Bonito (MS) – Esta é a terceira vez que o Café Literário está presente no Festival de Bonito, por meio da intervenção do Fórum de Cultura da cidade. Na manhã desta sexta-feira (27.07), na Casa da Memória Raída, durante o 19º FIB, os temas foram personagens que fizeram história na cidade e os “causos” que permeiam os mitos e o imaginário popular da região.
Para incentivar os debates, foi exibido o curta “Entre Rios e Histórias”, de Alexandre Basso, documentário lançado em 2004, com depoimentos de moradores de Bonito contando seus “causos e histórias”. É um registro poético documental sobre o tempo e a memória, contado através das lembranças dos mais velhos moradores da cidade de Bonito, com montagem de Lia Mattos, música de Toninho Porto e pesquisa e produção de Fernanda Reverdito.
Fernanda é neta de Raída, personagem histórica de Bonito que foi a segunda esposa do bandoleiro Silvino Jacques. Proprietária da Casa da Memória Raída, a anfitriã recebeu os presentes e falou um pouco sobre a produção do vídeo e sobre sua família. “Este é um filme muito revelador da cidade de Bonito. Este documentário nos ajudou a descobrir a melhor história de Bonito, que é o seu povo, a memória coletiva, fomos conversando com os moradores mais antigos. Isso é o tesouro de Bonito. A gente sempre conhece as belezas naturais e sabe pouco sobre o povo daqui, que tem uma cultura muito própria e personagens interessantes”.
Um deles é o “Seu Cleri”, que aprendeu a benzer com o “Sinhozinho”. Outro foi o próprio “Sinhozinho”, uma figura de projeção nacional, que em 1944 esteve em Bonito. “Ele foi um profeta do povo, que chegava e resolvia problemas, curava e falava de justiça social. Ele foi morto pela polícia mas as pessoas atribuem sua morte à revolta dos farmacêuticos, porque o ‘Sinhozinho’ estava acabando com o negócio deles. A fé dessas pessoas alimenta a história.

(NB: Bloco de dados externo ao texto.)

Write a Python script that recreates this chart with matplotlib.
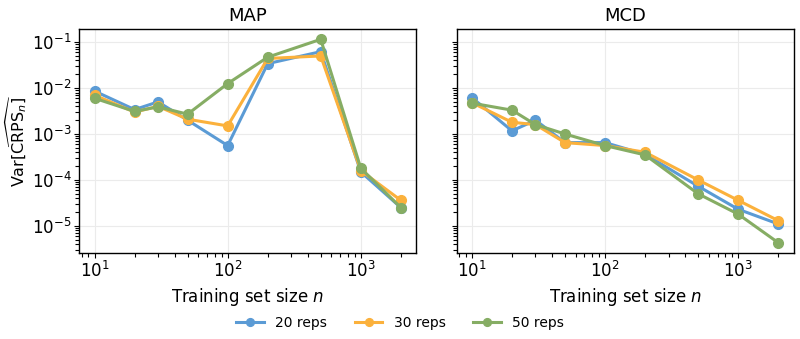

Esse Bonito somos nós, queremos levar essa história até as pessoas”, diz Fernanda.
Outro personagem lendário é Silvino Jacques, original de São Borja, no Rio Grande do Sul, que se refugiou no sul de Mato Grosso uno por ter se envolvido numa série de assassinatos. Lutou na Revolução de 1932 e foi morto aos 33 anos na fazenda Aurora. “Era muito temido na região, valente, romântico, tinha vários amigos e as mulheres se encantavam com seus versos. Ele escreveu muita poesia para a minha vó. Ele faz parte da história de Bonito, que precisa ser resgatada”, diz Fernanda.
O maior contador de “causos” de Mato Grosso do Sul foi o Seu Marcondes, que contava sobre o pantanal e as comitivas. “Ele tinha um talento incrível, uma metodologia de contar aqueles ‘causos’, que vinham de tempos imemoriais. Ele tinha uma fórmula de memorização para lembrar aquela narrativa e conta-la várias vezes da mesma maneira. Era um artista na contação de histórias, uma preciosidade”, diz Ricardo Pieretti Câmara, um dos debatedores e doutor em Humanidades.

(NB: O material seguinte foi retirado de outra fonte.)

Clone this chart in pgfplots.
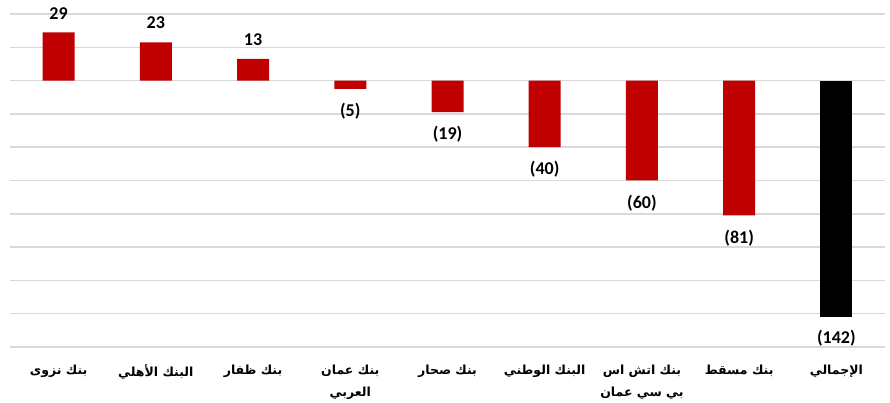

Ricardo é um apaixonado pela história do Estado e aprendeu a gostar de “nossas histórias” nas rodas de tereré de que participava desde a infância. No seu doutorado, estudou os “causos” como uma poética que está dentro da oralidade. “Fiz o trabalho de campo em torno do Pantanal e encontrei muitos contadores de ‘causo’. Cheguei à conclusão de que o ‘causo’ é um objeto literário oral, independente, é uma coisa nossa, que tem vida própria”.
O organizador do Café Literário durante o 19º FIB, o bonitense Kelvin Jacques Vargas, é formado em Filosofia pela UCDB. Ele fez a sua monografia de conclusão de curso sobre o Café Literário como forma de produzir conhecimento fora da universidade. “O mais rico de um café é que todo mundo pode trocar ideia, não é fechado. O conhecimento não é produzido só na universidade, mas também fora dela. Tem que ser mais profunda essa interação com a sociedade, com as pessoas. É muito emocionante poder realizar o Café Literário durante o Festival”.
Ao fim dos debates foi servido um café orgânico da região com castanha de baru, bolo orgânico e sopa paraguaia. E na tarde desta sexta-feira tem mais debate na Casa da Memória Raída, durante o 19º Festival de Inverno de Bonito. Às 16 horas convidados vão debater sobre “A Mulher na Literatura”. Venha participar também!